> _Collected material_:
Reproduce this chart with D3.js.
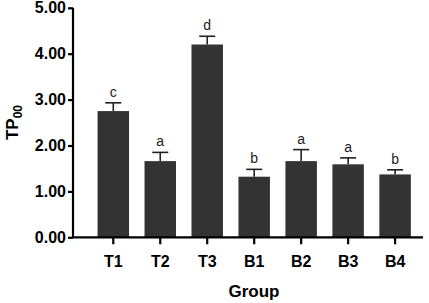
<!DOCTYPE html>
<html lang="en">
<head>
    <meta charset="UTF-8">
    <title>TP00 by group</title>
    <script src="https://d3js.org/d3.v7.min.js"></script>
    <style>
        body { margin: 0; background: #fff; }
        text { font-family: "Liberation Sans", Arial, sans-serif; }
    </style>
</head>
<body>
    <svg id="chart" width="429" height="303"></svg>

    <script>
        // data
        const groups = ["T1", "T2", "T3", "B1", "B2", "B3", "B4"];
        const means = [2.75, 1.66, 4.20, 1.32, 1.66, 1.59, 1.37];
        const errors = [0.18, 0.19, 0.18, 0.16, 0.25, 0.14, 0.10];
        const letters = ["c", "a", "d", "b", "a", "a", "b"];
        const yTicks = [0, 1, 2, 3, 4, 5];

        const axisX = 73, axisRight = 423;
        const plotTop = 7.8, plotBottom = 237.3;

        const svg = d3.select("#chart");

        const y = d3.scaleLinear()
            .domain([0, 5])
            .range([plotBottom, plotTop]);

        const x = d3.scaleBand()
            .domain(groups)
            .range([89.8, 418.6])
            .paddingInner(0.33)
            .paddingOuter(0.165);

        const bw = x.bandwidth();
        const capW = 16;

        // bars
        svg.append("g").selectAll("rect")
            .data(groups)
            .join("rect")
            .attr("x", d => x(d))
            .attr("y", (d, i) => y(means[i]))
            .attr("width", bw)
            .attr("height", (d, i) => y(0) - y(means[i]))
            .attr("fill", "#333333");

        // error bars (upper only)
        const err = svg.append("g")
            .attr("stroke", "#222")
            .attr("stroke-width", 1.6);
        groups.forEach((g, i) => {
            const cx = x(g) + bw / 2;
            err.append("line")
                .attr("x1", cx).attr("x2", cx)
                .attr("y1", y(means[i])).attr("y2", y(means[i] + errors[i]));
            err.append("line")
                .attr("x1", cx - capW / 2).attr("x2", cx + capW / 2)
                .attr("y1", y(means[i] + errors[i])).attr("y2", y(means[i] + errors[i]));
        });

        // significance letters
        svg.append("g").selectAll("text")
            .data(groups)
            .join("text")
            .attr("x", d => x(d) + bw / 2)
            .attr("y", (d, i) => y(means[i] + errors[i]) - 6)
            .attr("text-anchor", "middle")
            .attr("font-size", 14)
            .attr("fill", "#1a1a1a")
            .text((d, i) => letters[i]);

        // y axis
        const yAxis = svg.append("g")
            .attr("transform", `translate(${axisX},0)`)
            .call(d3.axisLeft(y).tickValues(yTicks).tickFormat(d3.format(".2f")).tickSize(5).tickPadding(2));
        yAxis.select(".domain").attr("stroke-width", 2.2).attr("d", `M0,${plotTop}V${plotBottom}`);
        yAxis.selectAll(".tick line").attr("stroke-width", 2.2);
        yAxis.selectAll(".tick text")
            .attr("font-size", 16)
            .attr("font-weight", "bold")
            .attr("font-family", "Liberation Sans, Arial, sans-serif")
            .attr("fill", "#000");

        // x axis
        const xAxis = svg.append("g")
            .attr("transform", `translate(0,${plotBottom})`)
            .call(d3.axisBottom(x).tickSize(7).tickPadding(6));
        xAxis.select(".domain").attr("stroke-width", 2.2).attr("d", `M${axisX - 1},0H${axisRight}`);
        xAxis.selectAll(".tick line").attr("stroke-width", 2.2);
        xAxis.selectAll(".tick text")
            .attr("y", 29.5)
            .attr("dy", null)
            .attr("font-size", 16)
            .attr("font-weight", "bold")
            .attr("font-family", "Liberation Sans, Arial, sans-serif")
            .attr("fill", "#000");

        // axis titles
        svg.append("text")
            .attr("x", 254)
            .attr("y", 297)
            .attr("text-anchor", "middle")
            .attr("font-size", 17)
            .attr("font-weight", "bold")
            .text("Group");

        const yt = svg.append("text")
            .attr("transform", `translate(18,${(plotTop + plotBottom) / 2}) rotate(-90)`)
            .attr("text-anchor", "middle")
            .attr("font-size", 17)
            .attr("font-weight", "bold");
        yt.append("tspan").text("TP");
        yt.append("tspan").attr("font-size", 12).attr("dy", 4).text("00");
    </script>
</body>
</html>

> _What the task asks_:
Quote the material word for word, dropping any images it holds.

> _Answer to this task_:
Reproduce this chart with D3.js.
<!DOCTYPE html>
<html lang="en">
<head>
    <meta charset="UTF-8">
    <title>TP00 by group</title>
    <script src="https://d3js.org/d3.v7.min.js"></script>
    <style>
        body { margin: 0; background: #fff; }
        text { font-family: "Liberation Sans", Arial, sans-serif; }
    </style>
</head>
<body>
    <svg id="chart" width="429" height="303"></svg>

    <script>
        // data
        const groups = ["T1", "T2", "T3", "B1", "B2", "B3", "B4"];
        const means = [2.75, 1.66, 4.20, 1.32, 1.66, 1.59, 1.37];
        const errors = [0.18, 0.19, 0.18, 0.16, 0.25, 0.14, 0.10];
        const letters = ["c", "a", "d", "b", "a", "a", "b"];
        const yTicks = [0, 1, 2, 3, 4, 5];

        const axisX = 73, axisRight = 423;
        const plotTop = 7.8, plotBottom = 237.3;

        const svg = d3.select("#chart");

        const y = d3.scaleLinear()
            .domain([0, 5])
            .range([plotBottom, plotTop]);

        const x = d3.scaleBand()
            .domain(groups)
            .range([89.8, 418.6])
            .paddingInner(0.33)
            .paddingOuter(0.165);

        const bw = x.bandwidth();
        const capW = 16;

        // bars
        svg.append("g").selectAll("rect")
            .data(groups)
            .join("rect")
            .attr("x", d => x(d))
            .attr("y", (d, i) => y(means[i]))
            .attr("width", bw)
            .attr("height", (d, i) => y(0) - y(means[i]))
            .attr("fill", "#333333");

        // error bars (upper only)
        const err = svg.append("g")
            .attr("stroke", "#222")
            .attr("stroke-width", 1.6);
        groups.forEach((g, i) => {
            const cx = x(g) + bw / 2;
            err.append("line")
                .attr("x1", cx).attr("x2", cx)
                .attr("y1", y(means[i])).attr("y2", y(means[i] + errors[i]));
            err.append("line")
                .attr("x1", cx - capW / 2).attr("x2", cx + capW / 2)
                .attr("y1", y(means[i] + errors[i])).attr("y2", y(means[i] + errors[i]));
        });

        // significance letters
        svg.append("g").selectAll("text")
            .data(groups)
            .join("text")
            .attr("x", d => x(d) + bw / 2)
            .attr("y", (d, i) => y(means[i] + errors[i]) - 6)
            .attr("text-anchor", "middle")
            .attr("font-size", 14)
            .attr("fill", "#1a1a1a")
            .text((d, i) => letters[i]);

        // y axis
        const yAxis = svg.append("g")
            .attr("transform", `translate(${axisX},0)`)
            .call(d3.axisLeft(y).tickValues(yTicks).tickFormat(d3.format(".2f")).tickSize(5).tickPadding(2));
        yAxis.select(".domain").attr("stroke-width", 2.2).attr("d", `M0,${plotTop}V${plotBottom}`);
        yAxis.selectAll(".tick line").attr("stroke-width", 2.2);
        yAxis.selectAll(".tick text")
            .attr("font-size", 16)
            .attr("font-weight", "bold")
            .attr("font-family", "Liberation Sans, Arial, sans-serif")
            .attr("fill", "#000");

        // x axis
        const xAxis = svg.append("g")
            .attr("transform", `translate(0,${plotBottom})`)
            .call(d3.axisBottom(x).tickSize(7).tickPadding(6));
        xAxis.select(".domain").attr("stroke-width", 2.2).attr("d", `M${axisX - 1},0H${axisRight}`);
        xAxis.selectAll(".tick line").attr("stroke-width", 2.2);
        xAxis.selectAll(".tick text")
            .attr("y", 29.5)
            .attr("dy", null)
            .attr("font-size", 16)
            .attr("font-weight", "bold")
            .attr("font-family", "Liberation Sans, Arial, sans-serif")
            .attr("fill", "#000");

        // axis titles
        svg.append("text")
            .attr("x", 254)
            .attr("y", 297)
            .attr("text-anchor", "middle")
            .attr("font-size", 17)
            .attr("font-weight", "bold")
            .text("Group");

        const yt = svg.append("text")
            .attr("transform", `translate(18,${(plotTop + plotBottom) / 2}) rotate(-90)`)
            .attr("text-anchor", "middle")
            .attr("font-size", 17)
            .attr("font-weight", "bold");
        yt.append("tspan").text("TP");
        yt.append("tspan").attr("font-size", 12).attr("dy", 4).text("00");
    </script>
</body>
</html>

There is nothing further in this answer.